The enforcement mechanism for Section 5 is actually a formula detailed in Section 4(b) of the VRA, and while the Supreme Court did not directly overturn Section 5, a 5-4 majority wiped out Section 4(b) enforcement, effectively disabling preclearance as a tool for ensuring equal enfranchisement of minority populations.

The changes in previously protected sections of the country were swift and sweeping. Within quite literally hours of the high court’s Shelby ruling, laws were introduced in multiple states (most in the south, but not exclusively so) to pointedly restrict voter access. Though few public officials (there were some glaring exceptions) would say the new laws were designed to decrease African-American voter turnout, the end effect undeniably and disproportionately hit black communities (along with, in some places, other traditionally Democratic blocks, such as young and elderly voters).

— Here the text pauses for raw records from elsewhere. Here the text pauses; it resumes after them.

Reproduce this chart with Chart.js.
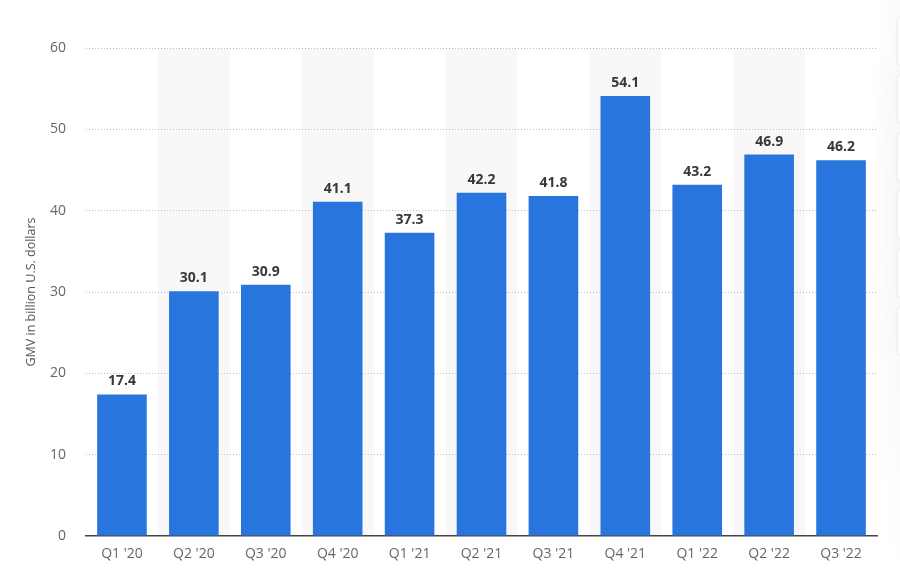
<!DOCTYPE html>
<html>
<head>
<meta charset="utf-8">
<script src="https://cdn.jsdelivr.net/npm/chart.js@4.4.1/dist/chart.umd.min.js"></script>
<style>
  html, body { margin: 0; padding: 0; background: #fff; overflow: hidden; }
  #wrap { position: relative; width: 900px; height: 587px; }
  #side { position: absolute; left: 872px; top: 0; width: 28px; height: 587px;
          background: radial-gradient(ellipse at 100% 35%, rgba(0,0,0,0.035), rgba(0,0,0,0) 70%); }
  .btn { position: absolute; left: 25px; width: 20px; height: 48px; border: 1px solid #eee;
         border-radius: 5px; background: #fff; box-shadow: 0 0 4px rgba(0,0,0,0.05); }
</style>
</head>
<body>
<div id="wrap">
  <canvas id="chart" width="900" height="587"></canvas>
  <div id="side">
    <div class="btn" style="top:16px"></div>
    <div class="btn" style="top:74px"></div>
    <div class="btn" style="top:132px"></div>
    <div class="btn" style="top:190px"></div>
    <div class="btn" style="top:248px"></div>
    <div class="btn" style="top:306px"></div>
  </div>
</div>
<script>
var quarters = ["Q1 '20","Q2 '20","Q3 '20","Q4 '20","Q1 '21","Q2 '21","Q3 '21","Q4 '21","Q1 '22","Q2 '22","Q3 '22"];
var gmv = [17.4, 30.1, 30.9, 41.1, 37.3, 42.2, 41.8, 54.1, 43.2, 46.9, 46.2];
var yTicks = [0, 10, 20, 30, 40, 50, 60];

var fontFamily = "'Open Sans', 'Noto Sans', sans-serif";

// light grey bands behind every second category
var bandPlugin = {
  id: 'bands',
  beforeDraw: function(chart)
  {
    var ctx = chart.ctx, area = chart.chartArea, x = chart.scales.x;
    var w = (area.right - area.left) / quarters.length;
    ctx.save();
    ctx.fillStyle = '#f8f8f8';
    for (var i = 1; i < quarters.length; i += 2)
    {
      var cx = x.getPixelForValue(i);
      ctx.fillRect(cx - w/2, area.top, w, area.bottom - area.top);
    }
    ctx.restore();
  }
};

// value labels above the bars
var labelPlugin = {
  id: 'valueLabels',
  afterDatasetsDraw: function(chart)
  {
    var ctx = chart.ctx;
    var meta = chart.getDatasetMeta(0);
    ctx.save();
    ctx.font = "bold 14px " + fontFamily;
    ctx.fillStyle = '#383838';
    ctx.textAlign = 'center';
    ctx.textBaseline = 'alphabetic';
    meta.data.forEach(function(bar, i)
    {
      ctx.fillText(gmv[i].toFixed(1), bar.x, bar.y - 9);
    });
    ctx.restore();
  }
};

new Chart(document.getElementById('chart'), {
  type: 'bar',
  data: {
    labels: quarters,
    datasets: [{
      data: gmv,
      backgroundColor: '#2876dd',
      borderWidth: 0,
      categoryPercentage: 1.0,
      barPercentage: 0.69
    }]
  },
  options: {
    responsive: false,
    animation: false,
    layout: { padding: { top: 48, right: 23, left: 0, bottom: 0 } },
    plugins: { legend: { display: false }, tooltip: { enabled: false } },
    scales: {
      x: {
        grid: { display: false, drawTicks: false },
        border: { display: true, color: '#444', width: 1.5 },
        ticks: { color: '#666', font: { family: fontFamily, size: 14 }, padding: 10, maxRotation: 0 },
        afterFit: function(s) { s.height = 51; }
      },
      y: {
        min: 0,
        max: 60,
        afterBuildTicks: function(s) { s.ticks = yTicks.map(function(v) { return { value: v }; }); },
        grid: {
          color: function(c) { return c.tick.value === 0 ? 'rgba(0,0,0,0)' : '#bdbdbd'; },
          drawTicks: false,
          lineWidth: 1
        },
        border: { display: false, dash: [1, 2] },
        ticks: { color: '#666', font: { family: fontFamily, size: 14 }, padding: 20 },
        title: {
          display: true,
          text: 'GMV in billion U.S. dollars',
          color: '#555',
          font: { family: fontFamily, size: 12.5 },
          padding: { top: 24, bottom: 0 }
        },
        afterFit: function(s) { s.width = 86; }
      }
    }
  },
  plugins: [bandPlugin, labelPlugin]
});
</script>
</body>
</html>
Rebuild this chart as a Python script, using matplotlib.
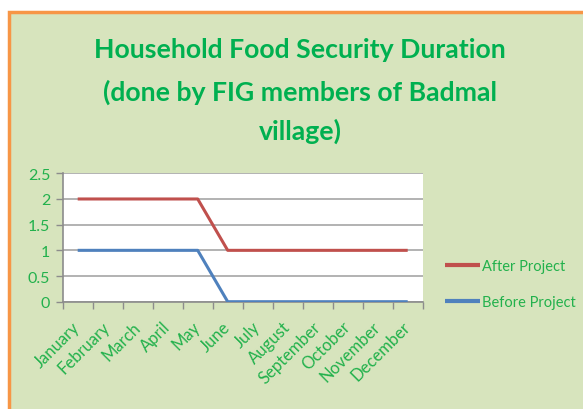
import matplotlib.pyplot as plt
from matplotlib.patches import Rectangle

months = ["January", "February", "March", "April", "May", "June",
          "July", "August", "September", "October", "November", "December"]
after_project = [2, 2, 2, 2, 2, 1, 1, 1, 1, 1, 1, 1]
before_project = [1, 1, 1, 1, 1, 0, 0, 0, 0, 0, 0, 0]
y_ticks = [0, 0.5, 1, 1.5, 2, 2.5]
y_labels = ["0", "0.5", "1", "1.5", "2", "2.5"]

green = "#22B14C"
bg = "#D7E4BD"
plt.rcParams["font.family"] = ["Lato", "DejaVu Sans"]

fig = plt.figure(figsize=(5.83, 4.10), dpi=100)
fig.patch.set_facecolor("white")

# chart area frame
frame = Rectangle((9 / 583, -0.05), 1.2, 1 - 13 / 410 + 0.05,
                  transform=fig.transFigure, facecolor=bg,
                  edgecolor="#F79646", linewidth=2.5, zorder=-1)
fig.patches.append(frame)

title_lines = ["Household Food Security Duration",
               "(done by FIG members of Badmal",
               "village)"]
for txt, ypix in zip(title_lines, [50, 92, 131]):
    fig.text(0.515, 1 - ypix / 410, txt, ha="center", va="center",
             fontsize=19.2, fontweight="bold", color="#00B050")

ax = fig.add_axes([62.7 / 583, 1 - 302.7 / 410, 360 / 583, 128.4 / 410])
ax.set_zorder(2)
ax.set_facecolor("white")

x = list(range(len(months)))
ax.plot(x, after_project, color="#C0504D", linewidth=2.2, label="After Project",
        solid_capstyle="butt", zorder=3)
ax.plot(x, before_project, color="#4F81BD", linewidth=2.2, label="Before Project",
        solid_capstyle="butt", zorder=3)

ax.set_xlim(-0.5, 11.5)
ax.set_ylim(0, 2.5)
ax.set_yticks(y_ticks)
ax.set_yticklabels(y_labels)
ax.yaxis.grid(True, color="#A6A6A6", linewidth=1.2)
ax.set_axisbelow(True)

ax.set_xticks([i - 0.5 for i in range(13)])
ax.set_xticklabels([])
ax.set_xticks(x, minor=True)
ax.set_xticklabels(months, minor=True, rotation=45, ha="right", va="center",
                   rotation_mode="anchor", color=green, fontsize=12)
ax.tick_params(axis="x", which="minor", length=0, pad=16)
ax.tick_params(axis="x", which="major", length=5, color="#8C8C8C", width=1)
ax.tick_params(axis="y", length=5, color="#8C8C8C", width=1, labelcolor=green,
               labelsize=11.5, pad=4)

for side in ["top", "right"]:
    ax.spines[side].set_visible(False)
for side in ["left", "bottom"]:
    ax.spines[side].set_color("#8C8C8C")
    ax.spines[side].set_linewidth(1.2)

leg = fig.legend(loc="center left", bbox_to_anchor=(432 / 583, 1 - 285 / 410),
                 frameon=False, fontsize=10.5, handlelength=2.4, handletextpad=0.1,
                 labelspacing=1.5, labelcolor=green)
for line in leg.get_lines():
    line.set_linewidth(3)

fig.savefig("out.png", dpi=100, facecolor=fig.get_facecolor())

Within a year of Shelby, voting laws changed in nine states previously covered by Section 5, as well as in five other states where some counties were previously required to seek federal approval. And turnout in November’s election reflected just the kind of shifts the VRA was supposed to guard against. While midterm participation dropped in most of the country, the downturn was disproportionately felt in communities of color.

Missed opportunity

It is entirely possible the November numbers were not in when filmmakers locked the text for the postscripts at the end of “Selma,” but the effects of the Shelby decision were already quite evident. It would have been simple, and seems in keeping with the movie’s broader objectives, to add a line or two to explain that even though the 1965 Voting Rights Act was signed in August 1965, and it had a dramatic influence on Southern black enfranchisement throughout the next 40 years, the Supreme Court‘s 2013 ruling had indelibly weakened the VRA. The struggle continues; “victory,” as the song over the credits tells us, “isn’t won.” In fact, some battles now must be fought again.

As Dr. King observed in his speech at the end of the Selma-to-Montgomery march, “Denial of the right to vote” was at “the very origin, the root cause, of racial segregation in the Southland.” After the Civil War, Southern politicians and the business interests that backed them feared a populist alliance between poor whites and recently emancipated former slaves, and so those with power re-engineered a segregated South around the myth of white privilege and the disenfranchisement of blacks to divide the lower classes, hold on to elected office and keep wages low.

“That’s what happened,” MLK said, “when the Negro and white masses of the South threatened to unite and build a great society: a society of justice where none would prey upon the weakness of others; a society of plenty where greed and poverty would be done away; a society of brotherhood where every man would respect the dignity and worth of human personality.”

Are those words not filled with profound resonance right now? Just as Johnson outlined a Great Society in his War on Poverty, and King increasingly turned his attention to economic inequality in the last years of his life, so, today, equal access to the ballot and equal opportunity are inextricably linked. The exclusion of some from the “full blessings of American life,” as LBJ called it, eventually drags down many more.

As King said that very day in Montgomery, “The arc of the moral universe is long, but it bends toward justice.” Inside that long arc, however, are many injustices — injustices that sometimes seem to tilt the journey away from its righteous end. If the passage of the 1965 Voting Rights Act was a step, or even a leap, in the right direction — as the makers of “Selma” undoubtedly feel — then isn’t the film an opportunity to also note when the journey has been thrown into reverse?

President Johnson signed the Voting Rights Act into law in 1965; the Supreme Court emphatically weakened it in 2013. Again, those in power move to implement “ingenious discrimination”; so, again, the battle must be joined.

It seems clear the people behind “Selma” wanted to say as much, but when given the chance to say so explicitly, and in a way that would not have seemed the least bit out of place, they stopped short. The movie’s most up-to-date postscript is missing — and it is missed.